Written request:
Please write out the lines of the data exactly, beginning with the first and ending with the line containing "const gridColor = '#e0e0e0';"; leave the pictures behind.

*****

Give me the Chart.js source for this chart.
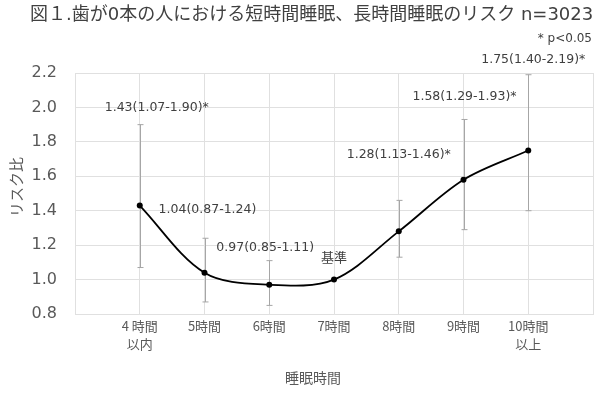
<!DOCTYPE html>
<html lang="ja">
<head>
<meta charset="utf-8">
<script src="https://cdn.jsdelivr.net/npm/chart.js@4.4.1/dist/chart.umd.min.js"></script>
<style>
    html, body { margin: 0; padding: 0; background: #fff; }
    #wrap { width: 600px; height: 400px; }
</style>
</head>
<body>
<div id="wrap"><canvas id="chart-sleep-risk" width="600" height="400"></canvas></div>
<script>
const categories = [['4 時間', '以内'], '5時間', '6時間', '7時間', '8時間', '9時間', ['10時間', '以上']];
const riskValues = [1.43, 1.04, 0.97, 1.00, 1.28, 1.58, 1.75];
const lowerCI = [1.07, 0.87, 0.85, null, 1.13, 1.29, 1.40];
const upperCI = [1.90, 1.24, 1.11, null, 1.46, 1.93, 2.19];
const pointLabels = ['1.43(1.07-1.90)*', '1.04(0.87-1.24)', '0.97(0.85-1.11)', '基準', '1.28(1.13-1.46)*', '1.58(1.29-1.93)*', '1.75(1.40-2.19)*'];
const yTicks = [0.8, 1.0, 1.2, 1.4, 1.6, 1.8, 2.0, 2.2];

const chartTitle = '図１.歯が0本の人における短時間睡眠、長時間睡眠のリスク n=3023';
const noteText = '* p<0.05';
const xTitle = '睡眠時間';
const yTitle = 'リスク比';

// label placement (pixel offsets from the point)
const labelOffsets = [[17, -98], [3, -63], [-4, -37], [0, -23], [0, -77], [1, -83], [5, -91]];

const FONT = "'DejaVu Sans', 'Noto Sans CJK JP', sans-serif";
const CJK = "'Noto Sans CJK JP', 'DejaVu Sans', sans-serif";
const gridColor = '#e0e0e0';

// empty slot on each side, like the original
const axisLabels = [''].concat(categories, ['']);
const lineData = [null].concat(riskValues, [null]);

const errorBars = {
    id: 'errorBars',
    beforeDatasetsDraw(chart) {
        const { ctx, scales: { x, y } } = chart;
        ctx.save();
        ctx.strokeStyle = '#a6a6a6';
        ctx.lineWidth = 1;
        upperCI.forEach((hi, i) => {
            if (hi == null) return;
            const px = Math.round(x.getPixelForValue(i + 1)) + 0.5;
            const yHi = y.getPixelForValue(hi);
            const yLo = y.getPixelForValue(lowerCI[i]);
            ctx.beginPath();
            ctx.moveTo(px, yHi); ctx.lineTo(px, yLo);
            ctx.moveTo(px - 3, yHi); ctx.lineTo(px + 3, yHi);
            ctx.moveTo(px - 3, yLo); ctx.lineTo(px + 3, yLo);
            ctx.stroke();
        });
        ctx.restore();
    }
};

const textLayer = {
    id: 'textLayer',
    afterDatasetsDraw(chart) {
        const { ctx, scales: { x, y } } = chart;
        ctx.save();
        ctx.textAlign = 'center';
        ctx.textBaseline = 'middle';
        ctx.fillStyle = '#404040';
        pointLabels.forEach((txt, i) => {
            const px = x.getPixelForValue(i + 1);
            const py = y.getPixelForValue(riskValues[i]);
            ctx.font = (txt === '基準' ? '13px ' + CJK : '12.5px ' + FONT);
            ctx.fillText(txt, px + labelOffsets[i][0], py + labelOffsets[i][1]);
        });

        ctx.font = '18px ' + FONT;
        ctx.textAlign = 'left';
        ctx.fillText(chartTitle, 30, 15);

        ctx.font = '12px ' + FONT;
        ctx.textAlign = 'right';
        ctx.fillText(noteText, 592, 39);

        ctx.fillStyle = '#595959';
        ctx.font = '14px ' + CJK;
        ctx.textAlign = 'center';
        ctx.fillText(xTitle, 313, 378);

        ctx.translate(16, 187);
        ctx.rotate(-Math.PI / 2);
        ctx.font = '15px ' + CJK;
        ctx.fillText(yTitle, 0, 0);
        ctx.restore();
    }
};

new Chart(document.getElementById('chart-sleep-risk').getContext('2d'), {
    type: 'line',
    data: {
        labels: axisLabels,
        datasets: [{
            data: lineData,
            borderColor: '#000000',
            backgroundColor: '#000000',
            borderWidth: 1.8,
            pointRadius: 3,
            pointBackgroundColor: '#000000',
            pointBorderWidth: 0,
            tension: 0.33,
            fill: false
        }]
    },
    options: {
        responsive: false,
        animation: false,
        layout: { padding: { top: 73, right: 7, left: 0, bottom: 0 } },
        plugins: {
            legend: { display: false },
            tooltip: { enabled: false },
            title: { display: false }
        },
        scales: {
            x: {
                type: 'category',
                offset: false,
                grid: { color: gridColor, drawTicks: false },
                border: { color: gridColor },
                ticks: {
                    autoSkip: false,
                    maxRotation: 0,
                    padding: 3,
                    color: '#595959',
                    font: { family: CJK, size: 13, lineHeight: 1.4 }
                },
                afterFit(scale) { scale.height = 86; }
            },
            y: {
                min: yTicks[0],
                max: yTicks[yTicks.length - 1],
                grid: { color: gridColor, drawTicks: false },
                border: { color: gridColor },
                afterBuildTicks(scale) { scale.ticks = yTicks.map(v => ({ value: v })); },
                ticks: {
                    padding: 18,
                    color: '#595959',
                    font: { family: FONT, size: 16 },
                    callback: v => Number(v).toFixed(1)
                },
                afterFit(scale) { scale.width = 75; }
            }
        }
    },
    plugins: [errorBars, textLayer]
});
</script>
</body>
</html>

*****

Exercise answer:
Give me the Chart.js source for this chart.
<!DOCTYPE html>
<html lang="ja">
<head>
<meta charset="utf-8">
<script src="https://cdn.jsdelivr.net/npm/chart.js@4.4.1/dist/chart.umd.min.js"></script>
<style>
    html, body { margin: 0; padding: 0; background: #fff; }
    #wrap { width: 600px; height: 400px; }
</style>
</head>
<body>
<div id="wrap"><canvas id="chart-sleep-risk" width="600" height="400"></canvas></div>
<script>
const categories = [['4 時間', '以内'], '5時間', '6時間', '7時間', '8時間', '9時間', ['10時間', '以上']];
const riskValues = [1.43, 1.04, 0.97, 1.00, 1.28, 1.58, 1.75];
const lowerCI = [1.07, 0.87, 0.85, null, 1.13, 1.29, 1.40];
const upperCI = [1.90, 1.24, 1.11, null, 1.46, 1.93, 2.19];
const pointLabels = ['1.43(1.07-1.90)*', '1.04(0.87-1.24)', '0.97(0.85-1.11)', '基準', '1.28(1.13-1.46)*', '1.58(1.29-1.93)*', '1.75(1.40-2.19)*'];
const yTicks = [0.8, 1.0, 1.2, 1.4, 1.6, 1.8, 2.0, 2.2];

const chartTitle = '図１.歯が0本の人における短時間睡眠、長時間睡眠のリスク n=3023';
const noteText = '* p<0.05';
const xTitle = '睡眠時間';
const yTitle = 'リスク比';

// label placement (pixel offsets from the point)
const labelOffsets = [[17, -98], [3, -63], [-4, -37], [0, -23], [0, -77], [1, -83], [5, -91]];

const FONT = "'DejaVu Sans', 'Noto Sans CJK JP', sans-serif";
const CJK = "'Noto Sans CJK JP', 'DejaVu Sans', sans-serif";
const gridColor = '#e0e0e0';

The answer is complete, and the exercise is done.